Project 2: A 3D Rendering Engine from Scratch

Build a simple 3D rendering engine that projects and draws wireframes.


Project Overview

Attribute Value
Difficulty Level 2: Intermediate
Time Estimate 2-3 weeks
Main Language Python
Alternative Languages C++, Rust
Knowledge Area Linear algebra and projection
Tools Plotting or raster output
Main Book “Computer Graphics from Scratch” by Gabriel Gambetta

What you’ll build: A renderer that transforms 3D points into 2D screen coordinates and draws lines between them.

Why it teaches math: You must apply vectors, matrices, and projection correctly to get a coherent image.

Core challenges you’ll face:

  • Building rotation and translation matrices
  • Applying perspective projection
  • Handling camera transforms

Real World Outcome

You will render a rotating wireframe cube or model and export frames or a simple animation.

Example Output:

$ python render.py --model cube
Frames: 120
Output: ./frames/

Verification steps:

  • Confirm perspective shrink with distance
  • Verify rotations preserve shape

The Core Question You’re Answering

“How do I map 3D geometry into a 2D image without losing spatial meaning?”

This is the core of computer graphics math.


Concepts You Must Understand First

Stop and research these before coding:

  1. Matrix transformations
    • How does a rotation matrix change coordinates?
    • Book Reference: “Computer Graphics from Scratch” by Gabriel Gambetta, Ch. 1
  2. Perspective projection
    • Why do distant objects appear smaller?
    • Book Reference: “Computer Graphics from Scratch” by Gabriel Gambetta, Ch. 3
  3. Coordinate systems
    • How do world, view, and screen coordinates relate?
    • Book Reference: “3D Math Primer for Graphics and Game Development” by Fletcher Dunn, Ch. 4

Questions to Guide Your Design

  1. Pipeline order
    • In what order should you apply transformations?
    • Where does the camera transform fit?
  2. Rendering output
    • Will you draw just edges or also faces?
    • How will you handle depth ordering?

Thinking Exercise

Rotation Practice

Rotate the point (1,0,0) around the Z-axis by 90 degrees. What is the new coordinate?

Questions while working:

  • Why does rotation preserve distance?
  • How does axis choice change results?

The Interview Questions They’ll Ask

Prepare to answer these:

  1. “What is a projection matrix?”
  2. “Why do we use homogeneous coordinates?”
  3. “What is the difference between world and view space?”
  4. “How do you prevent objects behind the camera from rendering?”
  5. “Why does order of transformations matter?”

Hints in Layers

Hint 1: Starting Point Start by projecting a single point.

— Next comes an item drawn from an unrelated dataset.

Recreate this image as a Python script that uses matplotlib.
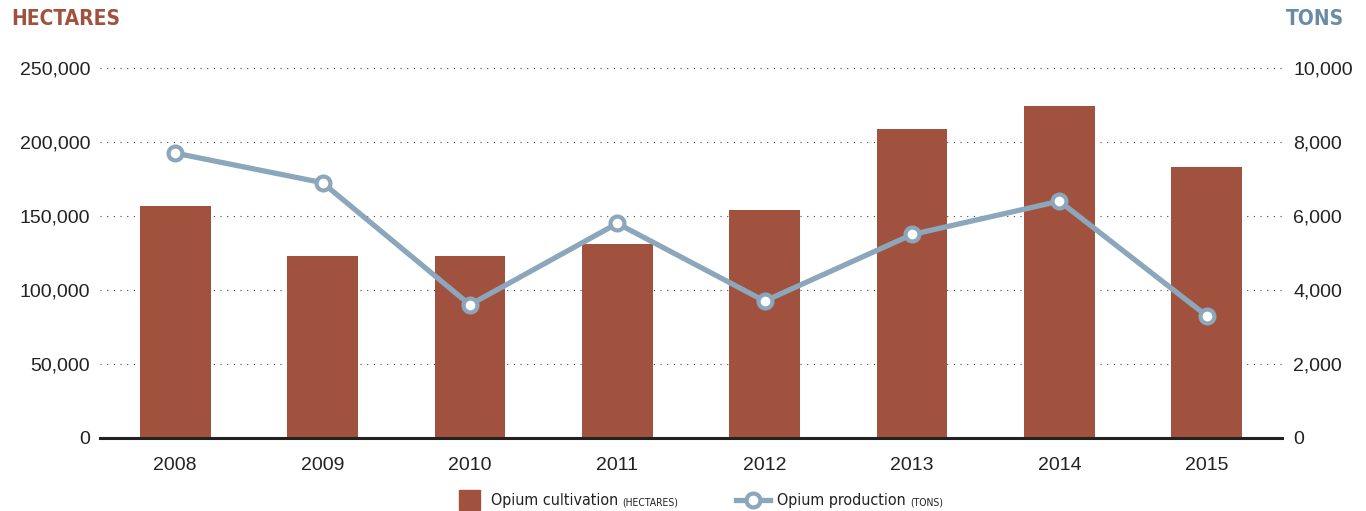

Hint 2: Next Level Add rotation matrices and draw a cube.

Hint 3: Technical Details Use a consistent coordinate system and unit scale.

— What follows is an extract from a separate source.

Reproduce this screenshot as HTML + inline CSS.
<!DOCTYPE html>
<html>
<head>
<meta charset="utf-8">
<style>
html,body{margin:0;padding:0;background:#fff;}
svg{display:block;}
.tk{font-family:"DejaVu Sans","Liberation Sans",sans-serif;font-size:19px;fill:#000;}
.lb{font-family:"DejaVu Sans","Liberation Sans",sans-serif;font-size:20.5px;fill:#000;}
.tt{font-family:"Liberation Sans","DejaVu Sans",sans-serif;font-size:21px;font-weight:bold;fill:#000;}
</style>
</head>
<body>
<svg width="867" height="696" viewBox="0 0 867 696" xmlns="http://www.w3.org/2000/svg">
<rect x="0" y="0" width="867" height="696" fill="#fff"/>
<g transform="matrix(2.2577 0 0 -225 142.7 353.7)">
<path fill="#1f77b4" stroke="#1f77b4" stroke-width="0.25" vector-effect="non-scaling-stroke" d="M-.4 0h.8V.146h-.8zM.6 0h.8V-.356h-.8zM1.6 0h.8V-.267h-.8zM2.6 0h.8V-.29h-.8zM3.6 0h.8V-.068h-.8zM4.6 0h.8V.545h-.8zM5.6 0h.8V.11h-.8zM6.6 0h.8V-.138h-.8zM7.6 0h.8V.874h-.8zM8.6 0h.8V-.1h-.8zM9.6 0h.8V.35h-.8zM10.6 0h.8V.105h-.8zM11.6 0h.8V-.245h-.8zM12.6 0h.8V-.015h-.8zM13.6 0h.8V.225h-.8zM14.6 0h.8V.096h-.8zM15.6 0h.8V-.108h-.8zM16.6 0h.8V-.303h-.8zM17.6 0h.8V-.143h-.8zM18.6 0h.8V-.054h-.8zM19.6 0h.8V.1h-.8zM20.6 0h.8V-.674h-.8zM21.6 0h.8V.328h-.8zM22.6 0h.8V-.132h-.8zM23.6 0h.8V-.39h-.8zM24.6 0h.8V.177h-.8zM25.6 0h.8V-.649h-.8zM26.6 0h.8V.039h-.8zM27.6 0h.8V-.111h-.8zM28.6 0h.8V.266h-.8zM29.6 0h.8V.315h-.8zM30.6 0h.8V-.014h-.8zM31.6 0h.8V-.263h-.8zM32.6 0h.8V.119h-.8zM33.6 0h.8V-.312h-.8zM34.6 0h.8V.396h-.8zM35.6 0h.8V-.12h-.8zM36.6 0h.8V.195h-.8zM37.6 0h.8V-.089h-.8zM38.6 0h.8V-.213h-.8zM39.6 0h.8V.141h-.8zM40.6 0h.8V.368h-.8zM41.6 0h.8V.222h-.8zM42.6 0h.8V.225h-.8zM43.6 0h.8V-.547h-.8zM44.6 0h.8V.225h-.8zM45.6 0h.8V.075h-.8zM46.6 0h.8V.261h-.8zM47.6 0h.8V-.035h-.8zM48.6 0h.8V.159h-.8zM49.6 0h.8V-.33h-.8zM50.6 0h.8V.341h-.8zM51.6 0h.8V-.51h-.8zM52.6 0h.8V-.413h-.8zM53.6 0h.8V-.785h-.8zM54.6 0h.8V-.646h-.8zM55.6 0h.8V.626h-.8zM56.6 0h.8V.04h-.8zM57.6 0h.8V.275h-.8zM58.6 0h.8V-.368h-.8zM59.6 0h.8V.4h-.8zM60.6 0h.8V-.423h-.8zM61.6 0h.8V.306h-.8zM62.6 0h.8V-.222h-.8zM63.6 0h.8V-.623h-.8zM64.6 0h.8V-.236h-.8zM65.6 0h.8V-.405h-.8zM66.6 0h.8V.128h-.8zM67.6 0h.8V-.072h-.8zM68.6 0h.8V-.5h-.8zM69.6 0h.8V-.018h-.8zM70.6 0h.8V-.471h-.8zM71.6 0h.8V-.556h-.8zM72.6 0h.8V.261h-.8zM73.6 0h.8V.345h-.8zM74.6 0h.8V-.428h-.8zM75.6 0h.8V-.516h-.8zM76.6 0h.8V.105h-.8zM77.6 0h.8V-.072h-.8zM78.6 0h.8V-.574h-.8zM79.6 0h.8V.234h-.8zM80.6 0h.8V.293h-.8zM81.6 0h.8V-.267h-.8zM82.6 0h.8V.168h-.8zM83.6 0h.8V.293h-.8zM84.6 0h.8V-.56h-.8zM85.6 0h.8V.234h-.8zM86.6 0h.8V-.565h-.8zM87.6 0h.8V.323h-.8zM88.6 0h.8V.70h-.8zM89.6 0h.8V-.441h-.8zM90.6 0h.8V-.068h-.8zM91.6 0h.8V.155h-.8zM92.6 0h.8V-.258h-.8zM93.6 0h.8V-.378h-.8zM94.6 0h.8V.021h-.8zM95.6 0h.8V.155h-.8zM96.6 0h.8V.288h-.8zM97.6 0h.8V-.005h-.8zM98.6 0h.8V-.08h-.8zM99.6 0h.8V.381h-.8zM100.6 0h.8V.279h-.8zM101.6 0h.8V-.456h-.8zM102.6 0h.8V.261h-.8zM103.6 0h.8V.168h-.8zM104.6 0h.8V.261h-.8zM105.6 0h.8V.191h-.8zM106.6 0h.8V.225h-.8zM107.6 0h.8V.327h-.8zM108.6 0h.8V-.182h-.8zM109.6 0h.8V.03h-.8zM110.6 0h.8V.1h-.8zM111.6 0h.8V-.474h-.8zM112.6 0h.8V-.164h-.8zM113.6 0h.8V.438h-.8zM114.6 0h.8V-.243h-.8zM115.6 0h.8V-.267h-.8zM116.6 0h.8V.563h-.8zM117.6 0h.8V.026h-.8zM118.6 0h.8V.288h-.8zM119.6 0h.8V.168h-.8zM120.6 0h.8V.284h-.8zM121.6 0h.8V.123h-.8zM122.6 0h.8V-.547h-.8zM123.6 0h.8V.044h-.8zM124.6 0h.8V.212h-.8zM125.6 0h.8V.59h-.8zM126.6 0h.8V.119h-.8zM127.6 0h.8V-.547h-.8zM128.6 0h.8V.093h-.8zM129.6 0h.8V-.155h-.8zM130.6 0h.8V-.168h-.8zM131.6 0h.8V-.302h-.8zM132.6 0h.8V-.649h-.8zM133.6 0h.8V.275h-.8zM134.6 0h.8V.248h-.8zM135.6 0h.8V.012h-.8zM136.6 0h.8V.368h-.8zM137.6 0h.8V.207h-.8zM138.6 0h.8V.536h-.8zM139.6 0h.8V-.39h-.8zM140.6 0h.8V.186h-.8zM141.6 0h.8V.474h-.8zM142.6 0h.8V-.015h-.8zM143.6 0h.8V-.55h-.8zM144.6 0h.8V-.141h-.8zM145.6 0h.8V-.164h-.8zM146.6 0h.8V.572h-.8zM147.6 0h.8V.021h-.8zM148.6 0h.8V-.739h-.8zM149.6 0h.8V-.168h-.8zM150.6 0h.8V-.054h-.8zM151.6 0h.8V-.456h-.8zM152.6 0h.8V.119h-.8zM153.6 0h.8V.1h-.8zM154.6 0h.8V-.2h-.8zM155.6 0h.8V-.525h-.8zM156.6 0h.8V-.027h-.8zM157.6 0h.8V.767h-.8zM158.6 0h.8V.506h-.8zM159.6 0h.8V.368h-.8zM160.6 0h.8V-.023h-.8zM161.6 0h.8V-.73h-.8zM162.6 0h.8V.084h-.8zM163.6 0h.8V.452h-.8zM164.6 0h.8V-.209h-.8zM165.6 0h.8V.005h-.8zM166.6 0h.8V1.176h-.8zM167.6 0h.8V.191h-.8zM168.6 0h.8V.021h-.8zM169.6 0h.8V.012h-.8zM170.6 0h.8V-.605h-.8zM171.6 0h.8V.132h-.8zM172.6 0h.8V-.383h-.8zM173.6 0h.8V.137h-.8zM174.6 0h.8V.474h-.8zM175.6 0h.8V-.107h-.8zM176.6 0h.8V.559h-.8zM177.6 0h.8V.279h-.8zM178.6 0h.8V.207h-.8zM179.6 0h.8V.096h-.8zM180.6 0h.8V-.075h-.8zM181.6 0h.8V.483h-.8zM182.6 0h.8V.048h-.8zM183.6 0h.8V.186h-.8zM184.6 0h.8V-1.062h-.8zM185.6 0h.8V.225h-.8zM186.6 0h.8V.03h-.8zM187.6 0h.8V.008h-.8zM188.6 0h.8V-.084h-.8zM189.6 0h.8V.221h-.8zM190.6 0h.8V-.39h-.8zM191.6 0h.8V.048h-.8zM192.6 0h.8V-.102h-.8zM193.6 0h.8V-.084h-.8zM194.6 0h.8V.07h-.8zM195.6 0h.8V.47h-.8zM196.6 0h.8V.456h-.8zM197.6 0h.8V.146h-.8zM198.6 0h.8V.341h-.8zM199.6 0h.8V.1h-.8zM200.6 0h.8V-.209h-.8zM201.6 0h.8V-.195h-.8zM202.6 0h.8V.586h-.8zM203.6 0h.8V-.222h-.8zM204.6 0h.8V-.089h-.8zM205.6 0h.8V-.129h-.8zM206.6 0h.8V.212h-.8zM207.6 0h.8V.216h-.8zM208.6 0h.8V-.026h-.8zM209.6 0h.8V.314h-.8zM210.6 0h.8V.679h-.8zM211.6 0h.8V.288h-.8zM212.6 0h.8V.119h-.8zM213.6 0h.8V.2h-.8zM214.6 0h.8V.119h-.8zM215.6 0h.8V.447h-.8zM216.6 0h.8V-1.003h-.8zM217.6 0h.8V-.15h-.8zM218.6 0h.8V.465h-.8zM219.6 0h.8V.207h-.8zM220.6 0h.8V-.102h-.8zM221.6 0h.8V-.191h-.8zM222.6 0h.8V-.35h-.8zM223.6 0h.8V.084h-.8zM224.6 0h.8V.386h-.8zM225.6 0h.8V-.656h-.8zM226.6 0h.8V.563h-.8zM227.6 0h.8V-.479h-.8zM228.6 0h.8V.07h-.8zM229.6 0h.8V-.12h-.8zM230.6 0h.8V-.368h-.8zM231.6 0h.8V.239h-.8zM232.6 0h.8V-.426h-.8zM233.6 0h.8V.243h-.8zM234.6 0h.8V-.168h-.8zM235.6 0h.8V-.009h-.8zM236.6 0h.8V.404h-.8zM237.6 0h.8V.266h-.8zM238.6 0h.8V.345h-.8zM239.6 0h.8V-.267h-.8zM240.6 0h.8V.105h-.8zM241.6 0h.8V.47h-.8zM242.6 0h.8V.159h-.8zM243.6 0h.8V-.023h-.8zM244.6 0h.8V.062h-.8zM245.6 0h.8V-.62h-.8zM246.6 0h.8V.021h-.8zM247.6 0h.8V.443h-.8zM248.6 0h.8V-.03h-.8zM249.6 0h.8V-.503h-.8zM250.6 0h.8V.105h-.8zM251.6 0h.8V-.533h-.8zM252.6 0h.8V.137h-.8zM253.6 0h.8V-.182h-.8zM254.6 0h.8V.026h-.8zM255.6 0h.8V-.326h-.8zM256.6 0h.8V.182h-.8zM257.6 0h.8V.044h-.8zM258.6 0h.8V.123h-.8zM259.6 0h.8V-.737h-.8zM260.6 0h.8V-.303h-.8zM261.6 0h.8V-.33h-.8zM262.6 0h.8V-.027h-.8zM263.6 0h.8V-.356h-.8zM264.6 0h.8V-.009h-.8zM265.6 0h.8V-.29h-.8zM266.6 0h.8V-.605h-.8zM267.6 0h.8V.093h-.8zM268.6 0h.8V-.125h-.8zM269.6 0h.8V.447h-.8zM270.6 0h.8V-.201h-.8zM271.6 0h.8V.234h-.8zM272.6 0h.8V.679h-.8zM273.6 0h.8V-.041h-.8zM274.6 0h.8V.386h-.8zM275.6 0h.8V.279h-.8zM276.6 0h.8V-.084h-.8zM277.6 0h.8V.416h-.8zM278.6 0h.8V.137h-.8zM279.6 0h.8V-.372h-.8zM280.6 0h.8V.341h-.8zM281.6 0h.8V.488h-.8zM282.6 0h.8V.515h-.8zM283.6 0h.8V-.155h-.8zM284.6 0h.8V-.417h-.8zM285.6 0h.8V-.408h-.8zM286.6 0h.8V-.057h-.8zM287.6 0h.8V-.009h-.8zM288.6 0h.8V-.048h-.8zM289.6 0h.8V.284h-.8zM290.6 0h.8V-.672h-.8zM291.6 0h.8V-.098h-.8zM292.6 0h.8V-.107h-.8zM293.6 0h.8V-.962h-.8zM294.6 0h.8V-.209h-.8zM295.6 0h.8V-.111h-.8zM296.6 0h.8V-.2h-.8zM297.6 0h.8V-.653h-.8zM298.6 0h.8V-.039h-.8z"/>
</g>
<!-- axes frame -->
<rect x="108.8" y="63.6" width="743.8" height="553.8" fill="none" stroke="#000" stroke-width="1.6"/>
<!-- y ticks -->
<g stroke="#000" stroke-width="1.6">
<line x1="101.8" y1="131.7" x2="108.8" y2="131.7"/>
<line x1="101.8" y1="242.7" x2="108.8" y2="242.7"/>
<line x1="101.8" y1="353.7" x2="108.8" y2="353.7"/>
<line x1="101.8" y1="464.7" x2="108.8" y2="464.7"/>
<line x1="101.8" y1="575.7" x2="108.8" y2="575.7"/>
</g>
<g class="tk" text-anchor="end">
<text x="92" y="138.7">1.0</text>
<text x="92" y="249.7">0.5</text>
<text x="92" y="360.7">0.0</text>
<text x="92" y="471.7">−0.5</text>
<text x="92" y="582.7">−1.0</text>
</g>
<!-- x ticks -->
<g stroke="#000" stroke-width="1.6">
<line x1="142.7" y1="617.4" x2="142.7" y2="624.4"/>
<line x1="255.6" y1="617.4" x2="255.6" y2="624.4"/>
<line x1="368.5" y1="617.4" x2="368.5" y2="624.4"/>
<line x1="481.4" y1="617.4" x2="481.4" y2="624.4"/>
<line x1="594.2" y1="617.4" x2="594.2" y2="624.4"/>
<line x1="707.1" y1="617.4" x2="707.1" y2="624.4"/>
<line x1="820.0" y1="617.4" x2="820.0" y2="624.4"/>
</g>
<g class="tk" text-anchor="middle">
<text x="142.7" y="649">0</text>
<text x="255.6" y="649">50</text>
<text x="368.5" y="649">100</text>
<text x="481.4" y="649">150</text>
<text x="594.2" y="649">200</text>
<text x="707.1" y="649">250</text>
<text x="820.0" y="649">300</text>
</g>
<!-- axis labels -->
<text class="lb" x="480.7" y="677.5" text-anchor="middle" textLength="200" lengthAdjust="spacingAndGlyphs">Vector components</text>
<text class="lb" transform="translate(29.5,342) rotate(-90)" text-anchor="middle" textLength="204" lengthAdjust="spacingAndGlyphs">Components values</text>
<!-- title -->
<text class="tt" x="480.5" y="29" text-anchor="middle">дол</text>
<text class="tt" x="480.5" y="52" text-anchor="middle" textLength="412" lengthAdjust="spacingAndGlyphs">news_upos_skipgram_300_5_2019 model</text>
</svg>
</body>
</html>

Hint 4: Tools/Debugging Render coordinate axes to confirm orientation.


Books That Will Help

Topic Book Chapter
Projection “Computer Graphics from Scratch” by Gabriel Gambetta Ch. 3
Transforms “Computer Graphics from Scratch” by Gabriel Gambetta Ch. 1
Coordinate systems “3D Math Primer for Graphics and Game Development” by Fletcher Dunn Ch. 4

Implementation Hints

  • Start with wireframes to keep it simple.
  • Keep camera and object transforms separate.
  • Export frames to validate motion.

Learning Milestones

  1. First milestone: You can project 3D points correctly.
  2. Second milestone: You can render a rotating cube.
  3. Final milestone: You can explain the full transform pipeline.